Fecha: 19 de juliol de 2020

La llamada a crecer, medrar, avanzar, sigue viva, con tonos de urgencia desde todos los ámbitos de la vida. Como decimos, se juntan las dos llamadas: una lanzada desde la sociedad, afectada por la crisis, como invitación a reconstruir y a progresar; y otra que nos llega desde la Iglesia, necesitada ella misma de crecimiento, como Reino de Dios en el mundo. Para comprender bien uno y otro crecimiento le preguntamos a Jesús, que en los evangelios ha respondido sobradamente a nuestra inquietud.

Nuestra idea del avance y del progreso social es positiva: hablando en general, este progreso incluye el logro de “valores sociales”, como la justicia, la igualdad, la atención a los débiles, la mejora del nivel de vida, el desarrollo de la ciencia y de la técnica, etc. (Otra cosa es determinar qué valores tienen prioridad, según ideologías). Ahora bien, de hecho, tanto en el sentido económico como en el político e incluso en el cultural, lo que importa es la cuenta de resultados. Se aprecian los programas y planes según su eficacia. Las revisiones periódicas sirven para corregir e introducir medidas que aseguren el éxito esperado y programado.

Sin embargo parece que Jesús, cuando habla del crecimiento de la Iglesia, en esto de la eficacia desea cambiar nuestra mentalidad. La manera de pensar de sus interlocutores era la misma que la nuestra. Para ellos y para nosotros lo que hay que asegurar es la eficacia controlada, tener suficiente poder como para dominar la situación, hallar el método, los sistemas que permitan garantizar, según nuestros cálculos, el resultado esperado. Así, por ejemplo, lo que “es malo” debe quitarse de en medio. El hecho de que existan realidades malas entre nosotros significa un fracaso, hay que intervenir extirpando y mejorando el sistema. Igualmente la planificación correcta exige un punto de partida firme y fuerte. Solo así cabe esperar un crecimiento efectivo.

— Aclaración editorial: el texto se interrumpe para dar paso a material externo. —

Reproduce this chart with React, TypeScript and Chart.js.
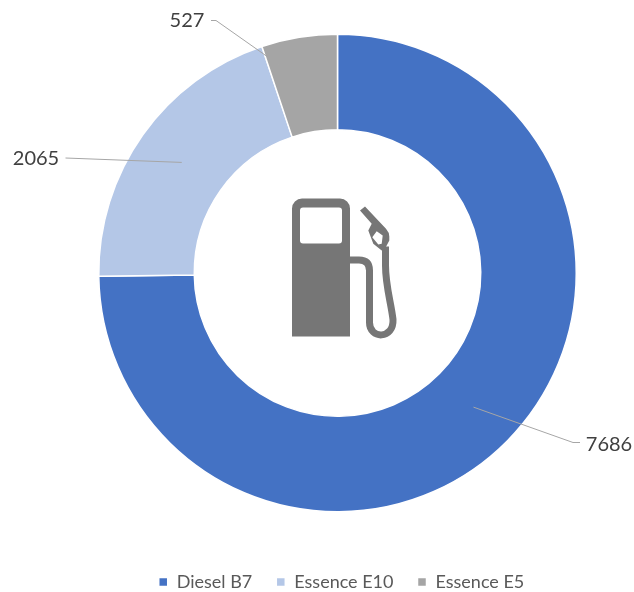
import React, { useEffect, useRef } from "react";
import { Chart, registerables } from "chart.js";

Chart.register(...registerables);

const categories = ["Diesel B7", "Essence E10", "Essence E5"];
const values = [7686, 2065, 527];
const colors = ["#4472C4", "#B4C7E7", "#A5A5A5"];

const FONT = "Lato, 'Open Sans', sans-serif";

// Leader line elbow / end and label centre, relative to the doughnut centre
const leaderLayout = [
  { via: [[235.5, 169.5]], end: [242.5, 169.5], label: [271.5, 171.5] },
  { via: [], end: [-272, -115], label: [-301.5, -114.5] },
  { via: [[-121.5, -252.5]], end: [-126.5, -252.5], label: [-150.5, -252.5] },
];

const leaderPlugin = {
  id: "leaders",
  afterLayout(chart: any) {
    const lg = chart.legend;
    if (lg) {
      const dx = 4;
      const dy = 36;
      lg.left += dx;
      lg.right += dx;
      lg.top += dy;
      lg.bottom += dy;
    }
  },
  afterDatasetsDraw(chart: any) {
    const { ctx } = chart;
    const arcs = chart.getDatasetMeta(0).data;
    ctx.save();
    arcs.forEach((arc: any, i: number) => {
      const p = arc.getProps(["x", "y", "startAngle", "endAngle", "innerRadius", "outerRadius"], true);
      const mid = (p.startAngle + p.endAngle) / 2;
      const r = (p.innerRadius + p.outerRadius) / 2;
      const layout = leaderLayout[i];
      ctx.beginPath();
      ctx.moveTo(p.x + Math.cos(mid) * r, p.y + Math.sin(mid) * r);
      layout.via.forEach((v: number[]) => ctx.lineTo(p.x + v[0], p.y + v[1]));
      ctx.lineTo(p.x + layout.end[0], p.y + layout.end[1]);
      ctx.strokeStyle = "#A6A6A6";
      ctx.lineWidth = 1;
      ctx.stroke();
      ctx.fillStyle = "#404040";
      ctx.font = `20px ${FONT}`;
      ctx.textAlign = "center";
      ctx.textBaseline = "middle";
      ctx.fillText(String(values[i]), p.x + layout.label[0], p.y + layout.label[1]);
    });

    // Fuel pump icon, centred on the doughnut
    const a = arcs[0].getProps(["x", "y"], true);
    ctx.translate(a.x - 337.5, a.y - 272.5);
    ctx.fillStyle = "#767676";
    ctx.strokeStyle = "#767676";
    const body = new Path2D();
    body.moveTo(292, 336);
    body.lineTo(292, 208);
    body.arcTo(292, 198, 302, 198, 10);
    body.lineTo(340, 198);
    body.arcTo(350, 198, 350, 208, 10);
    body.lineTo(350, 336);
    body.closePath();
    body.moveTo(303, 207);
    body.arcTo(300, 207, 300, 210, 3);
    body.lineTo(300, 240);
    body.arcTo(300, 243, 303, 243, 3);
    body.lineTo(339, 243);
    body.arcTo(342, 243, 342, 240, 3);
    body.lineTo(342, 210);
    body.arcTo(342, 207, 339, 207, 3);
    body.closePath();
    ctx.fill(body, "evenodd");

    ctx.lineWidth = 7;
    ctx.lineCap = "butt";
    ctx.lineJoin = "round";
    ctx.beginPath();
    ctx.moveTo(349, 259.5);
    ctx.lineTo(359, 259.5);
    ctx.quadraticCurveTo(369.5, 259.5, 369.5, 270);
    ctx.lineTo(369.5, 322);
    ctx.bezierCurveTo(369.5, 339, 394, 339, 393, 319);
    ctx.bezierCurveTo(391, 302, 385.5, 285, 385.5, 265);
    ctx.lineTo(385.5, 246);
    ctx.stroke();

    const nozzle = new Path2D();
    nozzle.moveTo(360, 210);
    nozzle.lineTo(365, 206);
    nozzle.lineTo(386, 228.3);
    nozzle.quadraticCurveTo(389.3, 232, 389.3, 236);
    nozzle.lineTo(389.3, 240);
    nozzle.lineTo(385, 248.3);
    nozzle.lineTo(381.7, 250);
    nozzle.lineTo(373.3, 243.3);
    nozzle.lineTo(368.3, 230);
    nozzle.lineTo(371.7, 223.3);
    nozzle.closePath();
    nozzle.moveTo(376.7, 230.7);
    nozzle.lineTo(372.3, 236.7);
    nozzle.lineTo(378.3, 244);
    nozzle.lineTo(381.7, 243.3);
    nozzle.lineTo(382.7, 235);
    nozzle.closePath();
    ctx.fill(nozzle, "evenodd");
    ctx.restore();
  },
};

export default function App() {
  const ref = useRef<HTMLCanvasElement>(null);
  useEffect(() => {
    const chart = new Chart(ref.current!, {
      type: "doughnut",
      data: {
        labels: categories,
        datasets: [
          {
            data: values,
            backgroundColor: colors,
            borderColor: "#FFFFFF",
            borderWidth: 1.5,
            hoverOffset: 0,
          },
        ],
      },
      options: {
        responsive: false,
        animation: false,
        cutout: "60%",
        layout: { padding: { top: 33, left: 98, right: 57, bottom: 27 } },
        plugins: {
          tooltip: { enabled: false },
          legend: {
            display: true,
            position: "bottom",
            labels: {
              boxWidth: 9,
              boxHeight: 9,
              padding: 24,
              color: "#595959",
              font: { family: FONT, size: 18 },
            },
          },
        },
      },
      plugins: [leaderPlugin],
    });
    return () => chart.destroy();
  }, []);
  return (
    <div style={{ position: "absolute", left: 0, top: 0, width: 634, height: 592, background: "#fff" }}>
      <canvas ref={ref} width={634} height={592} style={{ display: "block" }} />
    </div>
  );
}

Todo forma parte de la lógica elemental que rige el progreso humano. ¿Por qué no aplicar esta lógica al crecimiento de la Iglesia, hoy precisamente cuando somos más conscientes que nunca de nuestra capacidad para dominar y cambiar la realidad? Quien se niegue a aplicar esta lógica del crecimiento será por ignorancia o por miedo a los cambios en los métodos, el lenguaje, los instrumentos, el estilo…

Nada de esto tiene que ver con las palabras y las acciones de Jesús. Él sí nos pide que acojamos la gran novedad que trae consigo. Esta novedad radical es la afirmación de la gracia, la acción de amor gratuito que introduce Él mismo en el mundo para su salvación. Ni este mundo, y menos la Iglesia, nos pertenecen, no somos sus amos omnipotentes.

Ciertamente somos llamados a mejorar el mundo y contribuir al crecimiento de la Iglesia. Pero somos enviados a hacerlo como siervos. Y un siervo, lo primero que ha de hacer es aprender y asimilar los criterios, el estilo propio del Señor, la manera como él trabaja y trata a la humanidad. Entonces aquel amor gratuito que introdujo en nuestra historia se convertirá en el único modelo, la única manera como podremos hacer avanzar el mundo y crecer la Iglesia.

Lo que sí quedará envejecido serán aquellas pretensiones de dominio, control y eficacia que solo sirven para proyectos cortos y para llevar adelante planes humanos. Un progreso que apenas deja entrever un pequeño atisbo de lo que significa la verdadera salvación.